The stamp context used next eliminates objects that can be counted by ones. Now the value printed on the stamp is the focus. This context thus supports the development of unitizing by providing the value (e.g., seven cents) as a unit that can be counted. Providing the value also offers a built-in-constraint to counting by ones, and supports repeated addition and efficient grouping employing doubling, doubling and halving, and the addition of partial products. This context promotes a natural shift in students’ language to “5 sevens” (5 seven-cent stamps).
 
Formal notation (the use of x to indicate multiplication) is introduced halfway through the unit with the context of measurement.
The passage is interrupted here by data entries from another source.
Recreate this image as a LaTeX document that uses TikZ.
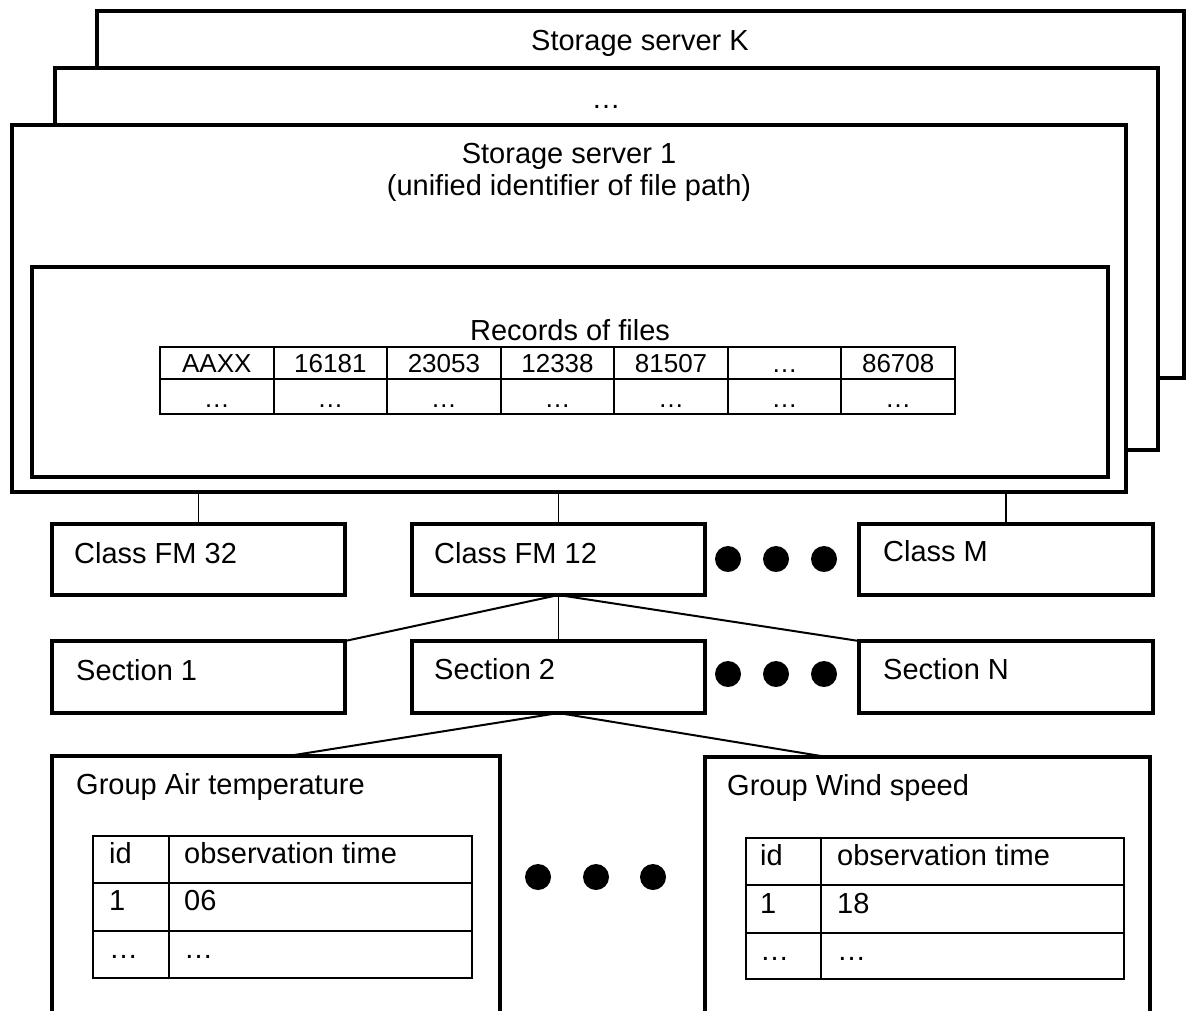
\documentclass[tikz,border=0pt]{standalone}
\usepackage{fontspec}
\setmainfont{Liberation Sans}
\begin{document}
\begin{tikzpicture}[x=1pt,y=-1pt,
  box/.style={draw, fill=white, inner sep=0pt, outer sep=0pt, line width=4.5pt},
  inbox/.style={draw, inner sep=0pt, outer sep=0pt, line width=3.5pt},
  gridline/.style={line width=2pt},
  conn/.style={line width=1.6pt},
  slant/.style={line width=2pt},
  lbl/.style={inner sep=0pt, font=\fontsize{29}{34}\selectfont},
  cell/.style={inner sep=0pt, font=\fontsize{26}{30}\selectfont},
  dot/.style={circle, fill=black, inner sep=0pt, minimum size=26pt}]
\useasboundingbox (0,0) rectangle (1188,1010);
\clip (0,0) rectangle (1188,1010);

% storage servers
\node[box, minimum width=1087pt, minimum height=367pt] (sK) at (640.5,194.5) {};
\node[lbl, anchor=base] (tK) at (640,50) {Storage server K};
\node[box, minimum width=1103pt, minimum height=382pt] (sD) at (606.5,259) {};
\node[lbl, anchor=base] (tD) at (606,108) {…};
\node[box, minimum width=1114pt, minimum height=367pt] (s1) at (569,308.5) {};
\node[lbl, anchor=base] (t1a) at (569,163) {Storage server 1};
\node[lbl, anchor=base] (t1b) at (569,195) {(unified identifier of file path)};

% records of files
\node[inbox, minimum width=1076pt, minimum height=210pt] (rec) at (570,372) {};
\node[lbl, anchor=base] (trec) at (570,340) {Records of files};
\node[draw, gridline, inner sep=0pt, outer sep=0pt, minimum width=795pt, minimum height=67pt] (rtab) at (557.5,380.5) {};
\draw[gridline] (rtab.west |- 0,379) -- (rtab.east |- 0,379);
\foreach \i in {1,...,6} \draw[gridline] ({160+113.57*\i},347) -- ({160+113.57*\i},414);
\foreach \t [count=\i] in {AAXX,16181,23053,12338,81507,…,86708}
  \node[cell, anchor=base] (ra\i) at ({160+113.57*(\i-0.5)},372) {\t};
\foreach \i in {1,...,7}
  \node[cell, anchor=base] (rb\i) at ({160+113.57*(\i-0.5)},407) {…};

% classes
\node[box, minimum width=293pt, minimum height=71pt] (fm32) at (198.5,559.5) {};
\node[lbl, anchor=base west] (tfm32) at (74,563) {Class FM 32};
\node[box, minimum width=293pt, minimum height=71pt] (fm12) at (558.5,559.5) {};
\node[lbl, anchor=base west] (tfm12) at (434,563) {Class FM 12};
\node[box, minimum width=294pt, minimum height=71pt] (cM) at (1006,559.5) {};
\node[lbl, anchor=base west] (tcM) at (883,561) {Class M};
\node[dot] (d1) at (728,559) {};
\node[dot] (d2) at (776,559) {};
\node[dot] (d3) at (824,559) {};

\draw[conn] (fm32.north) -- (fm32.north |- s1.south);
\draw[conn] (fm12.north) -- (fm12.north |- s1.south);
\draw[conn] (cM.north) -- (cM.north |- s1.south);

% sections
\node[box, minimum width=293pt, minimum height=72pt] (sec1) at (198.5,677) {};
\node[lbl, anchor=base west] (tsec1) at (76,680) {Section 1};
\node[box, minimum width=293pt, minimum height=72pt] (sec2) at (558.5,677) {};
\node[lbl, anchor=base west] (tsec2) at (434,679) {Section 2};
\node[box, minimum width=294pt, minimum height=72pt] (secN) at (1006,677) {};
\node[lbl, anchor=base west] (tsecN) at (883,679) {Section N};
\node[dot] (d4) at (728,674) {};
\node[dot] (d5) at (776,674) {};
\node[dot] (d6) at (824,674) {};

\draw[slant] (fm12.south) -- (sec1.north east);
\draw[conn] (fm12.south) -- (sec2.north);
\draw[slant] (fm12.south) -- (secN.north west);

% groups
\node[box, minimum width=448pt, minimum height=284pt] (air) at (276,898) {};
\node[lbl, anchor=base west] (tair) at (76,794) {Group Air temperature};
\node[box, minimum width=445pt, minimum height=283pt] (wind) at (927.5,898.5) {};
\node[lbl, anchor=base west] (twind) at (727,795) {Group Wind speed};
\coordinate (airin) at (288,756);
\coordinate (windin) at (827,757);
\draw[slant] (sec2.south) -- (airin);
\draw[slant] (sec2.south) -- (windin);

\node[dot] (d7) at (538,877) {};
\node[dot] (d8) at (596,877) {};
\node[dot] (d9) at (653,877) {};

% air table
\node[draw, gridline, inner sep=0pt, outer sep=0pt, minimum width=379pt, minimum height=142pt] (atab) at (282.5,907) {};
\draw[gridline] (93,883) -- (472,883);
\draw[gridline] (93,931) -- (472,931);
\draw[gridline] (169,836) -- (169,978);
\node[lbl, anchor=base west] (a11) at (109,863) {id};
\node[lbl, anchor=base west] (a12) at (184,863) {observation time};
\node[lbl, anchor=base west] (a21) at (109,910) {1};
\node[lbl, anchor=base west] (a22) at (184,910) {06};
\node[lbl, anchor=base west] (a31) at (109,958) {…};
\node[lbl, anchor=base west] (a32) at (184,958) {…};

% wind table
\node[draw, gridline, inner sep=0pt, outer sep=0pt, minimum width=378pt, minimum height=141pt] (wtab) at (935,908.5) {};
\draw[gridline] (746,885) -- (1124,885);
\draw[gridline] (746,933) -- (1124,933);
\draw[gridline] (821,838) -- (821,979);
\node[lbl, anchor=base west] (w11) at (760,865) {id};
\node[lbl, anchor=base west] (w12) at (837,865) {observation time};
\node[lbl, anchor=base west] (w21) at (760,913) {1};
\node[lbl, anchor=base west] (w22) at (837,913) {18};
\node[lbl, anchor=base west] (w31) at (760,960) {…};
\node[lbl, anchor=base west] (w32) at (837,960) {…};
\end{tikzpicture}
\end{document}
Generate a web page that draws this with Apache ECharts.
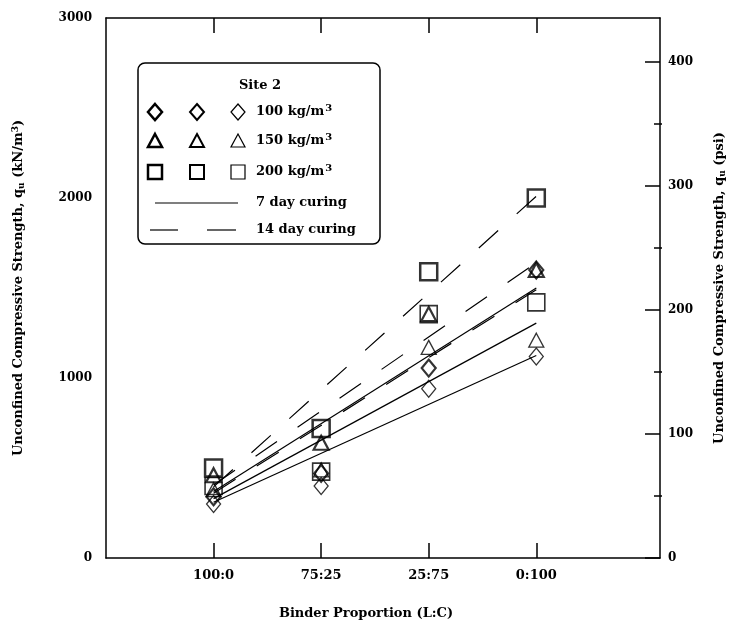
<!DOCTYPE html>
<html><head><meta charset="utf-8">
<script src="https://cdn.jsdelivr.net/npm/echarts@6/dist/echarts.min.js"></script>
<style>html,body{margin:0;padding:0;background:#fff}#c{width:735px;height:629px}</style>
</head><body><div id="c"></div>
<script>
// ---- data ----
const xPositions = [1, 2, 3, 4];
const xTickLabels = ['100:0', '75:25', '25:75', '0:100'];
const yLeftTicks = [0, 1000, 2000, 3000];
const yRightTicks = [0, 100, 200, 300, 400];
const yRightMinorTicks = [50, 150, 250, 350];
// measured strengths (kN/m2)
const d100_7 = [300, 400, 940, 1120];
const d100_14 = [340, 470, 1055, 1600];
const d150_7 = [380, 490, 1170, 1210];
const d150_14 = [460, 640, 1355, 1600];
const d200_7 = [400, 480, 1355, 1420];
const d200_14 = [500, 720, 1590, 2000];
// trend line end values at 100:0 and 0:100
const lineEnds = [1, 4];
const line7_100 = [310, 1125];
const line7_150 = [330, 1305];
const line7_200 = [370, 1500];
const line14_100 = [360, 1490];
const line14_150 = [405, 1640];
const line14_200 = [395, 2010];
const kPaPerPsi = 6.895;

// ---- chart ----
const FONT = 'DejaVu Serif';
const pair = (xs, ys) => xs.map((x, i) => [x, ys[i]]);
const transparent = 'rgba(0,0,0,0)';

function markerSeries(vals, symbol, size, bw) {
  return {
    type: 'scatter', xAxisIndex: 0, yAxisIndex: 0,
    data: pair(xPositions, vals), symbol: symbol, symbolSize: size,
    itemStyle: { color: transparent, borderColor: '#000', borderWidth: bw },
    z: 5, silent: true
  };
}
function lineSeries(vals, dashed) {
  return {
    type: 'line', xAxisIndex: 0, yAxisIndex: 0,
    data: pair(lineEnds, vals), symbol: 'none',
    lineStyle: { color: '#000', width: 1.2, type: dashed ? [26, 25] : 'solid' },
    z: 3, silent: true
  };
}

const labelStyle = { fontFamily: FONT, fontWeight: 'bold', fontSize: 12, color: '#000' };
const nameRich = {
  sub: { fontFamily: FONT, fontWeight: 'bold', fontSize: 9, color: '#000', verticalAlign: 'bottom', padding: [6, 0, 0, 0] },
  sup: { fontFamily: FONT, fontWeight: 'bold', fontSize: 9, color: '#000', verticalAlign: 'top', padding: [0, 0, 6, 0] }
};
const nameStyle = { fontFamily: FONT, fontWeight: 'bold', fontSize: 13, color: '#000', rich: nameRich };
const axisLineStyle = { show: true, onZero: false, lineStyle: { color: '#000', width: 1.5 } };
const tickLine = { color: '#000', width: 1.5 };

const chart = echarts.init(document.getElementById('c'), null, { renderer: 'canvas' });

// legend graphic
const legRows = [112, 141, 172];
const legCols = [155, 197, 238];
const legWidths = [2.5, 2, 1.2];
const legTexts = ['100 kg/m{sup|3}', '150 kg/m{sup|3}', '200 kg/m{sup|3}'];
const g = [];
g.push({ type: 'rect', shape: { x: 138, y: 63, width: 242, height: 181, r: 7 }, style: { fill: '#fff', stroke: '#000', lineWidth: 1.5 }, z: 10 });
g.push({ type: 'text', x: 260, y: 86, style: { text: 'Site 2', font: 'bold 13px "' + FONT + '"', fill: '#000', align: 'center', verticalAlign: 'middle' }, z: 11 });
legRows.forEach((y, r) => {
  legCols.forEach((x, c) => {
    const st = { fill: 'none', stroke: '#000', lineWidth: legWidths[c] };
    if (r === 0) g.push({ type: 'polygon', shape: { points: [[x, y - 8], [x + 7, y], [x, y + 8], [x - 7, y]] }, style: st, z: 11 });
    if (r === 1) g.push({ type: 'polygon', shape: { points: [[x, y - 7], [x + 7, y + 6], [x - 7, y + 6]] }, style: st, z: 11 });
    if (r === 2) g.push({ type: 'rect', shape: { x: x - 7, y: y - 7, width: 14, height: 14 }, style: st, z: 11 });
  });
  g.push({ type: 'text', x: 256, y: y, style: { text: legTexts[r], font: 'bold 13px "' + FONT + '"', fill: '#000', verticalAlign: 'middle',
    rich: { sup: { font: 'bold 10px "' + FONT + '"', fill: '#000', verticalAlign: 'top', padding: [0, 0, 8, 1] } } }, z: 11 });
});
g.push({ type: 'line', shape: { x1: 155, y1: 203, x2: 238, y2: 203 }, style: { stroke: '#000', lineWidth: 1.2 }, z: 11 });
g.push({ type: 'text', x: 256, y: 203, style: { text: '7 day curing', font: 'bold 13px "' + FONT + '"', fill: '#000', verticalAlign: 'middle' }, z: 11 });
g.push({ type: 'line', shape: { x1: 150, y1: 230, x2: 178, y2: 230 }, style: { stroke: '#000', lineWidth: 1.2 }, z: 11 });
g.push({ type: 'line', shape: { x1: 207, y1: 230, x2: 236, y2: 230 }, style: { stroke: '#000', lineWidth: 1.2 }, z: 11 });
g.push({ type: 'text', x: 256, y: 230, style: { text: '14 day curing', font: 'bold 13px "' + FONT + '"', fill: '#000', verticalAlign: 'middle' }, z: 11 });

// layout
const W = 735, H = 629;
const gridBox = { left: 106, right: 73, top: 18, bottom: 71, containLabel: false };
const psiMax = 3000 / kPaPerPsi;
const plotBottomPx = H - gridBox.bottom, plotH = H - gridBox.bottom - gridBox.top;
const psiToPx = v => plotBottomPx - v / psiMax * plotH;
const minorLo = yRightMinorTicks[0], minorHi = yRightMinorTicks[yRightMinorTicks.length - 1];
// grid aligned so that its y range [minorLo, minorHi] maps to the same pixels as on the main psi axis
const minorGrid = { left: gridBox.left, right: gridBox.right, top: psiToPx(minorHi), bottom: H - psiToPx(minorLo), containLabel: false };

const option = {
  animation: false,
  backgroundColor: '#fff',
  grid: [gridBox, minorGrid],
  xAxis: [
    {
      gridIndex: 0, type: 'value', position: 'bottom', min: 0, max: 5.15,
      axisLine: axisLineStyle,
      axisTick: { show: true, inside: true, length: 15, customValues: xPositions, lineStyle: tickLine },
      axisLabel: { show: true, customValues: xPositions, margin: 11, formatter: v => xTickLabels[xPositions.indexOf(v)] || '', ...labelStyle, fontSize: 13 },
      splitLine: { show: false },
      name: 'Binder Proportion (L:C)', nameLocation: 'middle', nameGap: 49,
      nameTextStyle: { ...nameStyle, padding: [0, 34, 0, 0] }
    },
    {
      gridIndex: 0, type: 'value', position: 'top', min: 0, max: 5.15,
      axisLine: axisLineStyle,
      axisTick: { show: true, inside: true, length: 15, customValues: xPositions, lineStyle: tickLine },
      axisLabel: { show: false }, splitLine: { show: false }
    },
    { gridIndex: 1, type: 'value', min: 0, max: 5.15, show: false }
  ],
  yAxis: [
    {
      gridIndex: 0, type: 'value', position: 'left', min: 0, max: 3000, interval: 1000,
      axisLine: axisLineStyle, axisTick: { show: false },
      axisLabel: { show: true, margin: 14, formatter: v => (yLeftTicks.indexOf(v) >= 0 ? String(v) : ''), ...labelStyle },
      splitLine: { show: false },
      name: 'Unconfined Compressive Strength, q{sub|u} (kN/m{sup|3})', nameLocation: 'middle', nameGap: 80,
      nameTextStyle: nameStyle
    },
    {
      gridIndex: 0, type: 'value', position: 'right', min: 0, max: psiMax,
      axisLine: axisLineStyle,
      axisTick: { show: true, inside: true, length: 15, customValues: yRightTicks, lineStyle: tickLine },
      axisLabel: { show: true, customValues: yRightTicks, margin: 8, formatter: v => String(v), ...labelStyle },
      splitLine: { show: false },
      name: 'Unconfined Compressive Strength, q{sub|u} (psi)', nameLocation: 'middle', nameGap: 52,
      nameTextStyle: nameStyle
    },
    {
      // minor psi ticks
      gridIndex: 1, type: 'value', position: 'right', min: minorLo, max: minorHi, interval: 100,
      axisLine: { show: false, onZero: false },
      axisTick: { show: true, inside: true, length: 8, lineStyle: tickLine },
      axisLabel: { show: false }, splitLine: { show: false }
    }
  ],
  series: [
    lineSeries(line7_100, false), lineSeries(line7_150, false), lineSeries(line7_200, false),
    lineSeries(line14_100, true), lineSeries(line14_150, true), lineSeries(line14_200, true),
    markerSeries(d100_7, 'diamond', [14, 17], 1.3),
    markerSeries(d100_14, 'diamond', [14, 17], 2.2),
    markerSeries(d150_7, 'triangle', [15, 14], 1.3),
    markerSeries(d150_14, 'triangle', [15, 14], 2.2),
    markerSeries(d200_7, 'rect', [17, 17], 1.6),
    markerSeries(d200_14, 'rect', [17, 17], 2.5)
  ],
  graphic: g
};
chart.setOption(option);
</script></body></html>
Students view an illustration of a cityscape with high buildings, large windows, tall trees, and a school bus. A four-foot tall, eight-year-old boy, Antonio, is shown on the street; Antonio wonders how much taller everything is than he. Because his height is used for a unit of measurement, the natural language that evolves is “times, for example, “eight times the size of Antonio”. Formal notation is introduced to match the language—8 x 4.
 
As the unit progresses, students make a set of measurement strips (for the multiplication tables) and explore the relationships between the products on them. In the last few days of the unit, the measurement strips are represented as number lines that students use to determine missing products from the expressions and products provided. Here the five- and ten-structures are emphasized, supporting students in using five-times to help with four-times and six-times, and ten-times to help with nine-times.
 
Several minilessons are also included in this unit. Quick images, count-around-the-circle activities, and pictures with built-in constraints support the construction of efficient strategies—strategies that over time will help students automatize the basic facts.
 
Note: This unit also incorporates aspects of the measurement strand as students measure the height of various objects in the illustration of the city. They use the height of Antonio as an iterated unit, and make measurement strips for the lengths of various groups of connecting cubes.